A Reward for the Foreman
Lipstick and a dress are not womanhood. They are compensation for running a hot, messy factory underneath.
There is a tendency now to treat womanhood as something visible.
Something that can be expressed, adopted, performed, celebrated.
But the visible layer is not the source.
The source is internal.
It is a system that runs under load. It cycles. It demands attention. It requires regulation over time — not occasionally, but across decades. It shapes behaviour, tolerance, timing, fatigue, desire, fear, anger, care.
It leaves residue.
Women carry it whether it is recognised or not.
And this matters most, I think, for mothers and daughters.
Because mothers know this system. We have lived it. We have managed it, often without language and often without recognition. We have had to function anyway. We have had to be pleasant anyway.
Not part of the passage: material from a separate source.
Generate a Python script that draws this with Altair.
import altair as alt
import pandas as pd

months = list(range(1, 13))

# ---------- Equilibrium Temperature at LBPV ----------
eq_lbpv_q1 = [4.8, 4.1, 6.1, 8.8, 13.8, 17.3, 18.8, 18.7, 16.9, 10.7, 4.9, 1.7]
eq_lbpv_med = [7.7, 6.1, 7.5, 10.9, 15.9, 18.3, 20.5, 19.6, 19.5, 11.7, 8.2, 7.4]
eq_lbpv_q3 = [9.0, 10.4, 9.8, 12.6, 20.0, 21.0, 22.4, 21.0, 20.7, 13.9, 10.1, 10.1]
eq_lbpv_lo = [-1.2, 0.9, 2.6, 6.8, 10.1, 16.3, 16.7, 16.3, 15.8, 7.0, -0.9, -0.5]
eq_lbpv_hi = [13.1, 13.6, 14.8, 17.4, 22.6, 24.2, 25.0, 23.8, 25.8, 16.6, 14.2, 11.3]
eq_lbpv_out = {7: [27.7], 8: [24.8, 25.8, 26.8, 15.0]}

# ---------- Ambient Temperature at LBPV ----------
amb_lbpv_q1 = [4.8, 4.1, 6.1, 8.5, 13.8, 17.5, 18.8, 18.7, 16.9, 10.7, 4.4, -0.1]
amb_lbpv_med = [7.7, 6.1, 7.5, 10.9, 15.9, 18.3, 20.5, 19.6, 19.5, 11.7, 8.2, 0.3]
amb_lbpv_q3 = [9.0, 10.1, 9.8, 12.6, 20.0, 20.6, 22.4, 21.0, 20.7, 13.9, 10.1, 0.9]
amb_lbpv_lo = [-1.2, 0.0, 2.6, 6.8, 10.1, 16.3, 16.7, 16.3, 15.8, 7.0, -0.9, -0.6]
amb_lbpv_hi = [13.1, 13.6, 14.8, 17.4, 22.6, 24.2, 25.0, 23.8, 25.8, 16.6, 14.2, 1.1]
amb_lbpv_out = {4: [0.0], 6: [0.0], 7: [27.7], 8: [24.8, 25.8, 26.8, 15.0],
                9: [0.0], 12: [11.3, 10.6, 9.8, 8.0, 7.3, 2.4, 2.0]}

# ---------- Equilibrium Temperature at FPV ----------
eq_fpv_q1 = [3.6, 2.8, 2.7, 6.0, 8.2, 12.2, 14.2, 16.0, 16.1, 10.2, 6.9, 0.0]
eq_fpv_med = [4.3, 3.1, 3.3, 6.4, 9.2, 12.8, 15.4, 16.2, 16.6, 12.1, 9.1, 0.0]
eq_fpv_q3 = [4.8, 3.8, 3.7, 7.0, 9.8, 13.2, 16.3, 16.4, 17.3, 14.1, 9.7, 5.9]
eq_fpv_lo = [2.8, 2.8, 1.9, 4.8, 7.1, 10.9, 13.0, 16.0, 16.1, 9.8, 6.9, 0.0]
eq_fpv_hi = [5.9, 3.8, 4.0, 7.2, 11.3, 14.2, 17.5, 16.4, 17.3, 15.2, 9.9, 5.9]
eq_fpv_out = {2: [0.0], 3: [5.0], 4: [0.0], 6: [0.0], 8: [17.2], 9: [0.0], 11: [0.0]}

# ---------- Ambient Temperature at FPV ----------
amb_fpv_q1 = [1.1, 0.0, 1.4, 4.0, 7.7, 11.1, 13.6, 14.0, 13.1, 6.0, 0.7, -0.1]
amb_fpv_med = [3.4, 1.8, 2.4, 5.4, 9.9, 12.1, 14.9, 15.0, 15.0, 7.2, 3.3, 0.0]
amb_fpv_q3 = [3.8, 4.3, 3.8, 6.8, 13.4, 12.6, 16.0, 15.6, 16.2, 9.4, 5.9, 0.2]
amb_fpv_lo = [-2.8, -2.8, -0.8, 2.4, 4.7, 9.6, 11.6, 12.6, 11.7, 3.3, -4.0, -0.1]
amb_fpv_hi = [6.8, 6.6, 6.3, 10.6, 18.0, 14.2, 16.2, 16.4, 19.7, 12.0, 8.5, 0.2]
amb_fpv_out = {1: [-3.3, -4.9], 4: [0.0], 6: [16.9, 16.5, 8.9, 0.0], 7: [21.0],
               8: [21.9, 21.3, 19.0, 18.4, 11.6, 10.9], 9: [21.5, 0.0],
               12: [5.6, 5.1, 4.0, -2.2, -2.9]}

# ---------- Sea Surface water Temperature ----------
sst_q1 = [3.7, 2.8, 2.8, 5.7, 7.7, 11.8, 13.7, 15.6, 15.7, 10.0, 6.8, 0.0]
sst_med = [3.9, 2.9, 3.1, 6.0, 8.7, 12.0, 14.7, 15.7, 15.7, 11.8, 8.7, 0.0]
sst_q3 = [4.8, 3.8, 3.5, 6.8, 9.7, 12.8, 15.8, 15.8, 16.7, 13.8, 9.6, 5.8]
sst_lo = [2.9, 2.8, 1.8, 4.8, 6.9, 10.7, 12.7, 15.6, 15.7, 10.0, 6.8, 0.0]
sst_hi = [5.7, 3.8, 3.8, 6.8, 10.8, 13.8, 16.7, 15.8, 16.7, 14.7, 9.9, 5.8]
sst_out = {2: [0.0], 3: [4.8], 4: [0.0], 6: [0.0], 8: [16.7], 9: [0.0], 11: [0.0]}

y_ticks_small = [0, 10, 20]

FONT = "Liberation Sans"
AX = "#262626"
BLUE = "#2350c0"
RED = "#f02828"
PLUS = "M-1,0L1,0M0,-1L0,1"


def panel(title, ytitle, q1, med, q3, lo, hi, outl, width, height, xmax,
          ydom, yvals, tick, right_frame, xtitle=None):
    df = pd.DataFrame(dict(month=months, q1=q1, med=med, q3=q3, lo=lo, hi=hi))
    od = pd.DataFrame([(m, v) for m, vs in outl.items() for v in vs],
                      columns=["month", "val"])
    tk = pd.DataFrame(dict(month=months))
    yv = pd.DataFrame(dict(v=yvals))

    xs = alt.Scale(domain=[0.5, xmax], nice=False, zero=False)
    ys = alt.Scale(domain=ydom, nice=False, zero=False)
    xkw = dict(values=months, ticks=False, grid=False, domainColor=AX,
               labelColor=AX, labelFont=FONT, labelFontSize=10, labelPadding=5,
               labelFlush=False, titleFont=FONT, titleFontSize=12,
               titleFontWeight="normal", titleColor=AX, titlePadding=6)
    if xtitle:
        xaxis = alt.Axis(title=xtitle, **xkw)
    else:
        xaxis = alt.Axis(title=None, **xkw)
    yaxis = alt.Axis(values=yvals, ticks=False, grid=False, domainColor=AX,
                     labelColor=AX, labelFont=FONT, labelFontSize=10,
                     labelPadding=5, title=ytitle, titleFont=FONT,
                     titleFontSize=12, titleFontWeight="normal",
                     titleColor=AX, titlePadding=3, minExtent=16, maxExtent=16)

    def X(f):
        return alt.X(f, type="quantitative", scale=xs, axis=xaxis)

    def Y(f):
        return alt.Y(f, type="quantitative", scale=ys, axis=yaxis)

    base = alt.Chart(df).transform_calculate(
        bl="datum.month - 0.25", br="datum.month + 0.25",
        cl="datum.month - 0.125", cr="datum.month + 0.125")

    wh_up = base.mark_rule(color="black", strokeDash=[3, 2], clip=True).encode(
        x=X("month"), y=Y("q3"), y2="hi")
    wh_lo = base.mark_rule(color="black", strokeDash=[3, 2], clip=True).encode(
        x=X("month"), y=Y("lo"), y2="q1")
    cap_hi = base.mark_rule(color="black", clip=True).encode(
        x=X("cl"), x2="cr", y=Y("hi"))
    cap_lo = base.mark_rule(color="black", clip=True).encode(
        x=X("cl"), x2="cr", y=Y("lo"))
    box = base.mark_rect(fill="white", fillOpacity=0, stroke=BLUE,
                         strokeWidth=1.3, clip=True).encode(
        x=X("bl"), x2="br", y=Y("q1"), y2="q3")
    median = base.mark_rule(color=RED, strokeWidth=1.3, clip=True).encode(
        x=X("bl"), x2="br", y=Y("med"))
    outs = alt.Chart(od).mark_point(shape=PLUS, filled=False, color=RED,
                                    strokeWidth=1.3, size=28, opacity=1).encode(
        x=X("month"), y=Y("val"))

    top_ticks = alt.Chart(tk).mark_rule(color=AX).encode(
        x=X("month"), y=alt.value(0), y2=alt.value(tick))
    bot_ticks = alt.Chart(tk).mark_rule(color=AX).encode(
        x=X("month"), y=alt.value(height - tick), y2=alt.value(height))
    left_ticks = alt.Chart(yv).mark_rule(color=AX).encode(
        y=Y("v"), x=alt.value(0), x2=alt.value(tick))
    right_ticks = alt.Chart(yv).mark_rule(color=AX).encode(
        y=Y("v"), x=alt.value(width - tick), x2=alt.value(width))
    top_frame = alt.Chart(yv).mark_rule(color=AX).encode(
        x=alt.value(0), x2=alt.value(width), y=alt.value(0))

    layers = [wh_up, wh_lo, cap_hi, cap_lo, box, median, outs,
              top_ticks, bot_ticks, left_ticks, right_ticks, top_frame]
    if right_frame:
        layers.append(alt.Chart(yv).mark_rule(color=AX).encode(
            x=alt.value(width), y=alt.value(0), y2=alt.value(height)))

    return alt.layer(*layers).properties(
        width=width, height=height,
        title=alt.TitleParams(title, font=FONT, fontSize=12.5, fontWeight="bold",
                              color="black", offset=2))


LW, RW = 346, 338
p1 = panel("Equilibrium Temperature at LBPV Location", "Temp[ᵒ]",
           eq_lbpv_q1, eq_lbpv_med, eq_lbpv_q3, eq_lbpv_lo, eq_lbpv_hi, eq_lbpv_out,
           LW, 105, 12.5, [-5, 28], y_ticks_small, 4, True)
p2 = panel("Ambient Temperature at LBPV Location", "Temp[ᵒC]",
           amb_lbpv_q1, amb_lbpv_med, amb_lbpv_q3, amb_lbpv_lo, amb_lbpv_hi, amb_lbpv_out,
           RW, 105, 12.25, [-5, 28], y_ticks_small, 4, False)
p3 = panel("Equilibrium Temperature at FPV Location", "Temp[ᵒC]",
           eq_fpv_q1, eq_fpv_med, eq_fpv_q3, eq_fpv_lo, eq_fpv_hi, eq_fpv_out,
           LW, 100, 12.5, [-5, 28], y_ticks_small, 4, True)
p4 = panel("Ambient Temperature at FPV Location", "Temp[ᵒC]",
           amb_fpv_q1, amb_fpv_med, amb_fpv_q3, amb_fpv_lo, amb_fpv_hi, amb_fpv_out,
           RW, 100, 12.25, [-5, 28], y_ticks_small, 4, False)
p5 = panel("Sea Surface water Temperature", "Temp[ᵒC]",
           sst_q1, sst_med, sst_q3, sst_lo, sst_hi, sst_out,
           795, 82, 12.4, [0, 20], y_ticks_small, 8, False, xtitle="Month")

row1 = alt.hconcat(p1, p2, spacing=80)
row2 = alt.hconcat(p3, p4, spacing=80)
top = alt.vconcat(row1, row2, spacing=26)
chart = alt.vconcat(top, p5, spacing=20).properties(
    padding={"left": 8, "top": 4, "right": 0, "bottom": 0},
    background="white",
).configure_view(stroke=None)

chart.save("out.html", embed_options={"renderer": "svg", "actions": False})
We have had to look acceptable anyway.
And then we watch our daughters enter it.
We watch them begin to carry the same load, the same regulation, the same constraints, the same dismissals.
And at the same time, we watch the surface of womanhood — lipstick, a dress, a look — be recognised and celebrated as though it were the thing itself.
That is where the sadness lands.
Not because men must be stopped from dressing as they choose.
But because the symbols being borrowed are not empty.
They come from a life that has carried load, risk, pain, regulation, consequence, history.
Lipstick and a dress are not womanhood.
They are compensation for the factory underneath.
A reward for the foreman.
Small, visible pleasures after a lifetime of managing something that does not switch off.
We have not even celebrated women properly yet.
So watching men be celebrated for borrowing the surface feels very sad.
I feel it for my daughters.
Because they are entering the factory.
They are still learning what it costs.
They are still being asked to function inside a world that does not fully recognise the system they are running.
And then they are expected to accept that the surface is enough.
It is not enough.
The surface can be adopted.
The system cannot.
The surface can be seen.
The work underneath is still ignored.
And when those two things are treated as equivalent, something real is diminished.
It is not equivalent.
And calling it equivalent undermines us.